The robotic Spyders that swarm over an apartment block in Minority Report are the sinister and most direct invasion of privacy in a movie all about the horrific effects of ultimate surveillance. It is these themes and this imagery that resonates 20 years after the film’s release.
The story is from Philip K. Dick, famously paranoid acid-induced writer of the 1950s and 1960s when the Cold War and deep state conspiracies were at fever pitch. It was also made by Steven Spielberg shortly after 9/11, and can be read as an oblique response to the fall of the World Trade Center.
“Pre-Crime feels attuned to the unconstitutional policies of the George W Bush era,” Jesse Hassenger writes in The Guardian.
READ MORE: Minority Report at 20: Cruise and Spielberg test their limits in top-tier thriller (The Guardian)
The Spyders creep up and scan people’s eyeballs to check their identities — hardly a million miles from where we stand today with fingerprint device recognition and, more insidiously, the data-scraping by anonymous corporations of increasing amounts of our physical and digital activity.
They are also just one part of the police surveillance in Minority Report, an apparatus that extends to a twist on Orwell’s 1984-style thought crime.
Set in 2054, there are eye-scanning machines mounted all around the city, in public transit and in street billboards that “know” who is passing and shout out personalized advertising slogans the film portrays as invasive. Despite GDPR and other data privacy laws, the momentum toward algorithm-driven individualized perusing and pursuing of our every move is unstoppable.
“That tracking system is the most mundanely frightening part of the film’s surveillance-state future, in which you might be arrested for a crime you haven’t yet committed,” says David Sims of The Atlantic in one of a plethora of articles commemorating the film’s anniversary.
Even the autonomous vehicle, a sleekly designed Lexus, diverts course to take detective on the run John Anderton (Tom Cruise) straight to jail.

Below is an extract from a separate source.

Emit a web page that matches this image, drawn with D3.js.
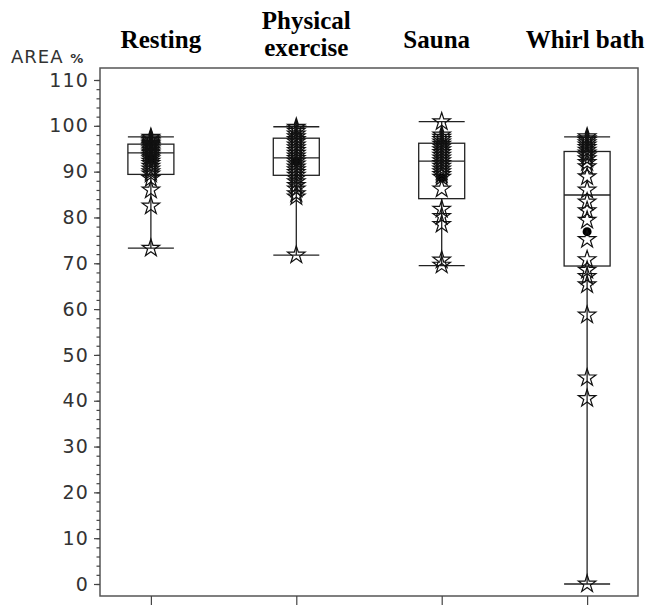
<!DOCTYPE html>
<html>
<head>
<meta charset="utf-8">
<script src="https://cdn.jsdelivr.net/npm/d3@7"></script>
<style>
  body { margin: 0; background: #fff; }
  svg { display: block; }
</style>
</head>
<body>
<svg width="649" height="605"></svg>
<script>
// groups and box summaries
var groups = ["Resting", "Physical exercise", "Sauna", "Whirl bath"];
var titleLines = [["Resting"], ["Physical", "exercise"], ["Sauna"], ["Whirl bath"]];
var whiskLo = [73.3, 71.8, 69.5, 0];
var q1      = [89.4, 89.2, 84.1, 69.4];
var median  = [94.1, 93.0, 92.3, 84.9];
var q3      = [96.0, 97.3, 96.2, 94.4];
var whiskHi = [97.6, 99.8, 100.9, 97.6];
var means   = [92.8, 92.2, 88.6, 76.9];

var resting = [97.5, 97.2, 96.8, 96.5, 96.2, 96.0, 95.7, 95.4, 95.0, 94.7, 94.3, 94.0,
  93.6, 93.2, 92.8, 92.3, 91.8, 91.2, 90.6, 90.0, 89.5, 88.5, 86.0, 82.5, 73.3];
var exercise = [99.7, 99.3, 98.8, 98.2, 97.6, 97.0, 96.5, 95.8, 95.2, 94.6, 94.0, 93.4,
  92.9, 92.3, 91.7, 91.0, 90.4, 89.8, 89.2, 88.5, 87.8, 87.0, 86.2, 85.2, 84.5, 71.8];
var sauna = [100.9, 98.0, 97.5, 97.0, 96.5, 96.0, 95.4, 94.8, 94.2, 93.6, 93.0, 92.4,
  91.8, 91.2, 90.6, 90.0, 89.4, 88.8, 86.2, 81.8, 80.2, 78.5, 70.7, 69.6];
var whirl = [97.6, 97.2, 96.8, 96.3, 95.8, 95.3, 94.7, 94.1, 93.5, 92.8, 92.0, 91.1,
  88.9, 86.0, 83.4, 81.5, 79.4, 75.2, 70.8, 68.5, 67.1, 65.3, 58.7, 45.0, 40.5, 0];
var points = [resting, exercise, sauna, whirl];

var yTicks = d3.range(0, 111, 10);
var yMinor = d3.range(0, 111, 2);

var svg = d3.select("svg");
var plotL = 100, plotR = 638, plotT = 68, plotB = 596;

var x = d3.scalePoint().domain(groups).range([plotL, plotR]).padding(0.35);
var y = d3.scaleLinear().domain([0, 110]).range([584, 80]);
var boxW = 46;

var ink = "#222";

// frame
svg.append("rect")
  .attr("x", plotL).attr("y", plotT)
  .attr("width", plotR - plotL).attr("height", plotB - plotT)
  .attr("fill", "none").attr("stroke", "#555").attr("stroke-width", 1.5);

// y axis: minor then major
var gMinor = svg.append("g").attr("transform", "translate(" + plotL + ",0)")
  .call(d3.axisLeft(y).tickValues(yMinor).tickSize(3.5).tickFormat(""));
var gY = svg.append("g").attr("transform", "translate(" + plotL + ",0)")
  .call(d3.axisLeft(y).tickValues(yTicks).tickSize(6).tickPadding(5));
[gMinor, gY].forEach(function(g) {
  g.select(".domain").remove();
  g.selectAll("line").attr("stroke", "#444").attr("stroke-width", 1.2);
});
gY.selectAll("text")
  .attr("fill", "#333")
  .style("font-family", "'DejaVu Sans', sans-serif")
  .style("font-size", "19px")
  .style("letter-spacing", "1.2px");

// y label
var lab = svg.append("text").attr("x", 11).attr("y", 63)
  .attr("fill", "#333")
  .style("font-family", "'DejaVu Sans', sans-serif")
  .style("font-size", "18px")
  .style("letter-spacing", "1px");
lab.append("tspan").text("AREA ");
lab.append("tspan").style("font-size", "13px").style("font-weight", "bold").text("%");

// x axis ticks (no labels)
var gX = svg.append("g").attr("transform", "translate(0," + plotB + ")")
  .call(d3.axisBottom(x).tickSize(10).tickFormat(""));
gX.select(".domain").remove();
gX.selectAll("line").attr("stroke", "#444").attr("stroke-width", 1.2);

// titles
var titleDx = [10, 10, -5, -2];
groups.forEach(function(gname, i) {
  var lines = titleLines[i];
  var t = svg.append("text")
    .attr("text-anchor", "middle")
    .attr("fill", "#000")
    .style("font-family", "'Liberation Serif', 'Times New Roman', serif")
    .style("font-weight", "bold")
    .style("font-size", "25px");
  lines.forEach(function(s, j) {
    var base = lines.length === 1 ? 48 : 29 + j * 27;
    t.append("tspan").attr("x", x(gname) + titleDx[i]).attr("y", base).text(s);
  });
});

// boxes
var box = svg.selectAll(".box").data(groups).enter().append("g").attr("class", "box");

box.append("line")
  .attr("x1", function(d) { return x(d); }).attr("x2", function(d) { return x(d); })
  .attr("y1", function(d, i) { return y(whiskHi[i]); })
  .attr("y2", function(d, i) { return y(q3[i]); });
box.append("line")
  .attr("x1", function(d) { return x(d); }).attr("x2", function(d) { return x(d); })
  .attr("y1", function(d, i) { return y(q1[i]); })
  .attr("y2", function(d, i) { return y(whiskLo[i]); });
box.append("line")
  .attr("x1", function(d) { return x(d) - boxW / 2; }).attr("x2", function(d) { return x(d) + boxW / 2; })
  .attr("y1", function(d, i) { return y(whiskHi[i]); })
  .attr("y2", function(d, i) { return y(whiskHi[i]); });
box.append("line")
  .attr("x1", function(d) { return x(d) - boxW / 2; }).attr("x2", function(d) { return x(d) + boxW / 2; })
  .attr("y1", function(d, i) { return y(whiskLo[i]); })
  .attr("y2", function(d, i) { return y(whiskLo[i]); });
box.append("rect")
  .attr("x", function(d) { return x(d) - boxW / 2; })
  .attr("y", function(d, i) { return y(q3[i]); })
  .attr("width", boxW)
  .attr("height", function(d, i) { return y(q1[i]) - y(q3[i]); })
  .attr("fill", "none");
box.append("line")
  .attr("x1", function(d) { return x(d) - boxW / 2; }).attr("x2", function(d) { return x(d) + boxW / 2; })
  .attr("y1", function(d, i) { return y(median[i]); })
  .attr("y2", function(d, i) { return y(median[i]); });
box.selectAll("line, rect").attr("stroke", ink).attr("stroke-width", 1.3);

// means
box.append("circle")
  .attr("cx", function(d) { return x(d); })
  .attr("cy", function(d, i) { return y(means[i]); })
  .attr("r", 4.5)
  .attr("fill", "#000");

// stars
var star = d3.symbol().type(d3.symbolStar).size(95);
groups.forEach(function(gname, i) {
  svg.append("g").selectAll("path").data(points[i]).enter().append("path")
    .attr("transform", function(v) { return "translate(" + x(gname) + "," + y(v) + ")"; })
    .attr("d", star)
    .attr("fill", "none")
    .attr("stroke", "#111")
    .attr("stroke-width", 1.2);
});
</script>
</body>
</html>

“The forward-thinking technology in the film was cooked up by experts whom Spielberg asked to envision life five decades hence, and in almost every case, advances in convenience come with insidious restrictions on personal freedom.”
READ MORE: Minority Report Tried to Warn Us About Technology (The Atlantic)
The film may not have the bleak ending that other filmmakers like David Fincher, for example, may have employed, but it is still a dark depiction of a not-so-distant future
“The result is a striking cinematic portrayal of the ways that the severe intrusion of privacy have become an irredeemable, inescapable facet of American society,” AV Club’s Mustafa Yasar II finds.
“The fact that Spielberg has historically leaned into sentimentality makes him especially prescient in depicting next-generation technology; because as Anderton demonstrates, it’s the intimacy — and power — of emotion which ultimately may mark the right (or wrong) choice between seemingly predestined futures.”
READ MORE: Minority Report at 20: How Steven Spielberg and Tom Cruise envisioned our problematic present in a not-so-distant future (AV Club)
Minority Report has a lot to answer for, not least the stimulus given to a million articles like this one about the future of the human-machine interface. Elsewhere in the film, Anderton controls the pre-cog “memory” sequence using a slick air interface and virtual monitors.
Voice and gesture commands are the likely evolution of the way we connect to the internet — and just one jump away from controlling our interaction with the digital world by thought alone. Elon Musk is putting chips into chimpanzee brains as a precursor to jacking us all into the Matrix.
One thing the film didn’t get right is its use of still photos. As Sharon Knolle points out in The Wrap, Anderton is convinced that Leo Crow is the man who abducted his son when he finds a trove of photos of children. Colin Farrell’s character is rightly suspicious of the planted pics, but we’re also doubtful that print photos will still be as much of a thing in 2054. In 2022, most people — even police looking for victims or suspects — carry those photos on their phones.